(Dataset content)

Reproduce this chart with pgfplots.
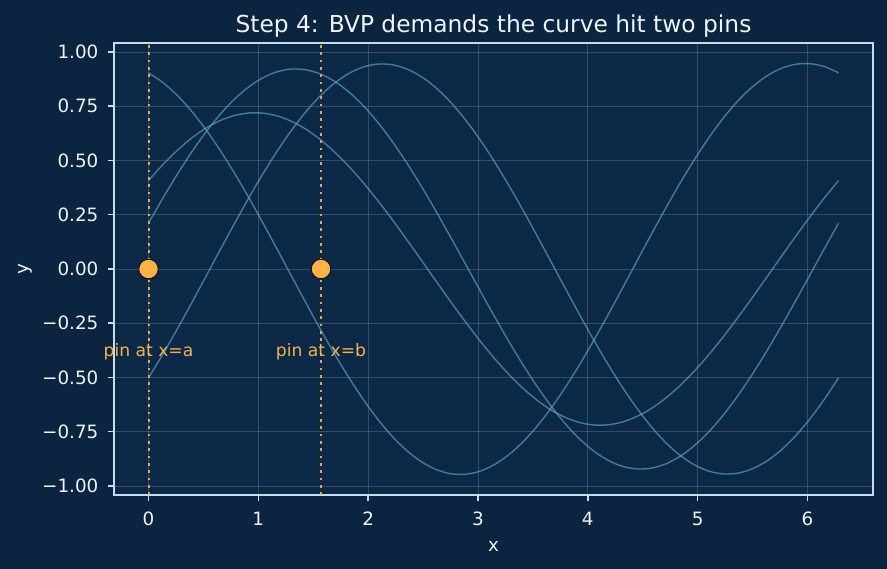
\documentclass[border=0pt]{standalone}
\usepackage{pgfplots}
\usepackage{pgfplotstable}
\pgfplotsset{compat=1.18}
\usepackage{fontspec}
\setmainfont{DejaVu Sans}
\definecolor{figbg}{HTML}{0B2540}
\definecolor{axbg}{HTML}{0B2947}
\definecolor{spine}{HTML}{C8DCEB}
\definecolor{txt}{HTML}{EEF3F8}
\definecolor{curvec}{HTML}{6BAED6}
\definecolor{pinc}{HTML}{FFB347}
\definecolor{pintxt}{HTML}{F2B14C}
\pgfplotstableread{
x c1 c2 c3 c4
0 0.9039 0.4070 0.2110 -0.5014
0.1309 0.8593 0.4810 0.3264 -0.3925
0.2618 0.8000 0.5468 0.4361 -0.2770
0.3927 0.7270 0.6033 0.5384 -0.1566
0.5236 0.6415 0.6495 0.6315 -0.0336
0.6545 0.5451 0.6844 0.7138 0.0899
0.7854 0.4393 0.7077 0.7839 0.2119
0.9163 0.3261 0.7190 0.8405 0.3304
1.0472 0.2073 0.7178 0.8828 0.4431
1.1781 0.0848 0.7045 0.9100 0.5482
1.3090 -0.0391 0.6789 0.9216 0.6440
1.4399 -0.1622 0.6419 0.9174 0.7288
1.5708 -0.2826 0.5939 0.8976 0.8011
1.7017 -0.3982 0.5357 0.8624 0.8596
1.8326 -0.5069 0.4683 0.8124 0.9036
1.9635 -0.6070 0.3929 0.7486 0.9320
2.0944 -0.6967 0.3108 0.6718 0.9445
2.2253 -0.7745 0.2234 0.5837 0.9408
2.3562 -0.8390 0.1322 0.4855 0.9210
2.4871 -0.8891 0.0386 0.3790 0.8855
2.6180 -0.9241 -0.0555 0.2661 0.8348
2.7489 -0.9432 -0.1487 0.1486 0.7698
2.8798 -0.9462 -0.2394 0.0285 0.6916
3.0107 -0.9331 -0.3260 -0.0920 0.6017
3.1416 -0.9039 -0.4070 -0.2110 0.5014
3.2725 -0.8593 -0.4810 -0.3264 0.3925
3.4034 -0.8000 -0.5468 -0.4361 0.2770
3.5343 -0.7270 -0.6033 -0.5384 0.1566
3.6652 -0.6415 -0.6495 -0.6315 0.0336
3.7961 -0.5451 -0.6844 -0.7138 -0.0899
3.9270 -0.4393 -0.7077 -0.7839 -0.2119
4.0579 -0.3261 -0.7190 -0.8405 -0.3304
4.1888 -0.2073 -0.7178 -0.8828 -0.4431
4.3197 -0.0848 -0.7045 -0.9100 -0.5482
4.4506 0.0391 -0.6789 -0.9216 -0.6440
4.5815 0.1622 -0.6419 -0.9174 -0.7288
4.7124 0.2826 -0.5939 -0.8976 -0.8011
4.8433 0.3982 -0.5357 -0.8624 -0.8596
4.9742 0.5069 -0.4683 -0.8124 -0.9036
5.1051 0.6070 -0.3929 -0.7486 -0.9320
5.2360 0.6967 -0.3108 -0.6718 -0.9445
5.3669 0.7745 -0.2234 -0.5837 -0.9408
5.4978 0.8390 -0.1322 -0.4855 -0.9210
5.6287 0.8891 -0.0386 -0.3790 -0.8855
5.7596 0.9241 0.0555 -0.2661 -0.8348
5.8905 0.9432 0.1487 -0.1486 -0.7698
6.0214 0.9462 0.2394 -0.0285 -0.6916
6.1523 0.9331 0.3260 0.0920 -0.6017
6.2832 0.9039 0.4070 0.2110 -0.5014
}\curves
\begin{document}
\begin{tikzpicture}
\fill[figbg] (0,0) rectangle (532.2pt,341.4pt);
\begin{axis}[
 name=ax, at={(68.4pt,44.4pt)}, anchor=south west,
 scale only axis, width=455.4pt, height=271.2pt,
 xmin=-0.3142, xmax=6.5973, ymin=-1.0415, ymax=1.0415,
 clip mode=individual,
 axis background/.style={fill=axbg},
 axis line style={draw=spine, line width=0.9pt},
 tick pos=left, tick align=outside, major tick length=3.8pt,
 every tick/.style={draw=spine, line width=0.9pt},
 xtick={0,1,2,3,4,5,6}, xticklabels={0,1,2,3,4,5,6},
 ytick={-1,-0.75,-0.5,-0.25,0,0.25,0.5,0.75,1},
 yticklabels={−1.00,−0.75,−0.50,−0.25,0.00,0.25,0.50,0.75,1.00},
 tick label style={font=\fontsize{11}{13}\selectfont, text=txt, inner sep=0pt},
 xticklabel style={anchor=base, yshift=-14.6pt},
 yticklabel style={anchor=east, xshift=-5.4pt},
 grid=major, major grid style={draw=white, opacity=0.17, line width=0.5pt},
]
% dotted pin lines
\addplot[draw=pinc, draw opacity=0.9, line width=1.2pt, dash pattern=on 1.6pt off 2.8pt, no marks] coordinates {(0,-1.0415) (0,1.0415)};
\addplot[draw=pinc, draw opacity=0.9, line width=1.2pt, dash pattern=on 1.6pt off 2.8pt, no marks] coordinates {(1.5708,-1.0415) (1.5708,1.0415)};
% candidate curves
\addplot[smooth, draw=curvec, draw opacity=0.6, line width=0.85pt, no marks] table[x=x, y=c1] {\curves};
\addplot[smooth, draw=curvec, draw opacity=0.6, line width=0.85pt, no marks] table[x=x, y=c2] {\curves};
\addplot[smooth, draw=curvec, draw opacity=0.6, line width=0.85pt, no marks] table[x=x, y=c3] {\curves};
\addplot[smooth, draw=curvec, draw opacity=0.6, line width=0.85pt, no marks] table[x=x, y=c4] {\curves};
% pins
\addplot[only marks, mark=*, mark size=5.8pt, mark options={fill=pinc, draw=none}] coordinates {(0,0) (1.5708,0)};
\node[anchor=base, text=pintxt, font=\fontsize{10.3}{12}\selectfont, inner sep=0pt] at (axis cs:0,-0.405) {pin at x=a};
\node[anchor=base, text=pintxt, font=\fontsize{10.3}{12}\selectfont, inner sep=0pt] at (axis cs:1.5708,-0.405) {pin at x=b};
\end{axis}
\node[anchor=base, text=txt, font=\fontsize{14}{16}\selectfont, inner sep=0pt] at ([yshift=6.4pt]ax.north) {Step 4: BVP demands the curve hit two pins};
\node[anchor=base, text=txt, font=\fontsize{11}{13}\selectfont, inner sep=0pt] at ([yshift=-34pt]ax.south) {x};
\node[anchor=base, rotate=90, text=txt, font=\fontsize{11}{13}\selectfont, inner sep=0pt] at ([xshift=-51.6pt]ax.west) {y};
\end{tikzpicture}
\end{document}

(Problem to work on) Reproduce the material word for word. Any pictures should be left out of the copy.

(Expected answer)
Reproduce this chart with pgfplots.
\documentclass[border=0pt]{standalone}
\usepackage{pgfplots}
\usepackage{pgfplotstable}
\pgfplotsset{compat=1.18}
\usepackage{fontspec}
\setmainfont{DejaVu Sans}
\definecolor{figbg}{HTML}{0B2540}
\definecolor{axbg}{HTML}{0B2947}
\definecolor{spine}{HTML}{C8DCEB}
\definecolor{txt}{HTML}{EEF3F8}
\definecolor{curvec}{HTML}{6BAED6}
\definecolor{pinc}{HTML}{FFB347}
\definecolor{pintxt}{HTML}{F2B14C}
\pgfplotstableread{
x c1 c2 c3 c4
0 0.9039 0.4070 0.2110 -0.5014
0.1309 0.8593 0.4810 0.3264 -0.3925
0.2618 0.8000 0.5468 0.4361 -0.2770
0.3927 0.7270 0.6033 0.5384 -0.1566
0.5236 0.6415 0.6495 0.6315 -0.0336
0.6545 0.5451 0.6844 0.7138 0.0899
0.7854 0.4393 0.7077 0.7839 0.2119
0.9163 0.3261 0.7190 0.8405 0.3304
1.0472 0.2073 0.7178 0.8828 0.4431
1.1781 0.0848 0.7045 0.9100 0.5482
1.3090 -0.0391 0.6789 0.9216 0.6440
1.4399 -0.1622 0.6419 0.9174 0.7288
1.5708 -0.2826 0.5939 0.8976 0.8011
1.7017 -0.3982 0.5357 0.8624 0.8596
1.8326 -0.5069 0.4683 0.8124 0.9036
1.9635 -0.6070 0.3929 0.7486 0.9320
2.0944 -0.6967 0.3108 0.6718 0.9445
2.2253 -0.7745 0.2234 0.5837 0.9408
2.3562 -0.8390 0.1322 0.4855 0.9210
2.4871 -0.8891 0.0386 0.3790 0.8855
2.6180 -0.9241 -0.0555 0.2661 0.8348
2.7489 -0.9432 -0.1487 0.1486 0.7698
2.8798 -0.9462 -0.2394 0.0285 0.6916
3.0107 -0.9331 -0.3260 -0.0920 0.6017
3.1416 -0.9039 -0.4070 -0.2110 0.5014
3.2725 -0.8593 -0.4810 -0.3264 0.3925
3.4034 -0.8000 -0.5468 -0.4361 0.2770
3.5343 -0.7270 -0.6033 -0.5384 0.1566
3.6652 -0.6415 -0.6495 -0.6315 0.0336
3.7961 -0.5451 -0.6844 -0.7138 -0.0899
3.9270 -0.4393 -0.7077 -0.7839 -0.2119
4.0579 -0.3261 -0.7190 -0.8405 -0.3304
4.1888 -0.2073 -0.7178 -0.8828 -0.4431
4.3197 -0.0848 -0.7045 -0.9100 -0.5482
4.4506 0.0391 -0.6789 -0.9216 -0.6440
4.5815 0.1622 -0.6419 -0.9174 -0.7288
4.7124 0.2826 -0.5939 -0.8976 -0.8011
4.8433 0.3982 -0.5357 -0.8624 -0.8596
4.9742 0.5069 -0.4683 -0.8124 -0.9036
5.1051 0.6070 -0.3929 -0.7486 -0.9320
5.2360 0.6967 -0.3108 -0.6718 -0.9445
5.3669 0.7745 -0.2234 -0.5837 -0.9408
5.4978 0.8390 -0.1322 -0.4855 -0.9210
5.6287 0.8891 -0.0386 -0.3790 -0.8855
5.7596 0.9241 0.0555 -0.2661 -0.8348
5.8905 0.9432 0.1487 -0.1486 -0.7698
6.0214 0.9462 0.2394 -0.0285 -0.6916
6.1523 0.9331 0.3260 0.0920 -0.6017
6.2832 0.9039 0.4070 0.2110 -0.5014
}\curves
\begin{document}
\begin{tikzpicture}
\fill[figbg] (0,0) rectangle (532.2pt,341.4pt);
\begin{axis}[
 name=ax, at={(68.4pt,44.4pt)}, anchor=south west,
 scale only axis, width=455.4pt, height=271.2pt,
 xmin=-0.3142, xmax=6.5973, ymin=-1.0415, ymax=1.0415,
 clip mode=individual,
 axis background/.style={fill=axbg},
 axis line style={draw=spine, line width=0.9pt},
 tick pos=left, tick align=outside, major tick length=3.8pt,
 every tick/.style={draw=spine, line width=0.9pt},
 xtick={0,1,2,3,4,5,6}, xticklabels={0,1,2,3,4,5,6},
 ytick={-1,-0.75,-0.5,-0.25,0,0.25,0.5,0.75,1},
 yticklabels={−1.00,−0.75,−0.50,−0.25,0.00,0.25,0.50,0.75,1.00},
 tick label style={font=\fontsize{11}{13}\selectfont, text=txt, inner sep=0pt},
 xticklabel style={anchor=base, yshift=-14.6pt},
 yticklabel style={anchor=east, xshift=-5.4pt},
 grid=major, major grid style={draw=white, opacity=0.17, line width=0.5pt},
]
% dotted pin lines
\addplot[draw=pinc, draw opacity=0.9, line width=1.2pt, dash pattern=on 1.6pt off 2.8pt, no marks] coordinates {(0,-1.0415) (0,1.0415)};
\addplot[draw=pinc, draw opacity=0.9, line width=1.2pt, dash pattern=on 1.6pt off 2.8pt, no marks] coordinates {(1.5708,-1.0415) (1.5708,1.0415)};
% candidate curves
\addplot[smooth, draw=curvec, draw opacity=0.6, line width=0.85pt, no marks] table[x=x, y=c1] {\curves};
\addplot[smooth, draw=curvec, draw opacity=0.6, line width=0.85pt, no marks] table[x=x, y=c2] {\curves};
\addplot[smooth, draw=curvec, draw opacity=0.6, line width=0.85pt, no marks] table[x=x, y=c3] {\curves};
\addplot[smooth, draw=curvec, draw opacity=0.6, line width=0.85pt, no marks] table[x=x, y=c4] {\curves};
% pins
\addplot[only marks, mark=*, mark size=5.8pt, mark options={fill=pinc, draw=none}] coordinates {(0,0) (1.5708,0)};
\node[anchor=base, text=pintxt, font=\fontsize{10.3}{12}\selectfont, inner sep=0pt] at (axis cs:0,-0.405) {pin at x=a};
\node[anchor=base, text=pintxt, font=\fontsize{10.3}{12}\selectfont, inner sep=0pt] at (axis cs:1.5708,-0.405) {pin at x=b};
\end{axis}
\node[anchor=base, text=txt, font=\fontsize{14}{16}\selectfont, inner sep=0pt] at ([yshift=6.4pt]ax.north) {Step 4: BVP demands the curve hit two pins};
\node[anchor=base, text=txt, font=\fontsize{11}{13}\selectfont, inner sep=0pt] at ([yshift=-34pt]ax.south) {x};
\node[anchor=base, rotate=90, text=txt, font=\fontsize{11}{13}\selectfont, inner sep=0pt] at ([xshift=-51.6pt]ax.west) {y};
\end{tikzpicture}
\end{document}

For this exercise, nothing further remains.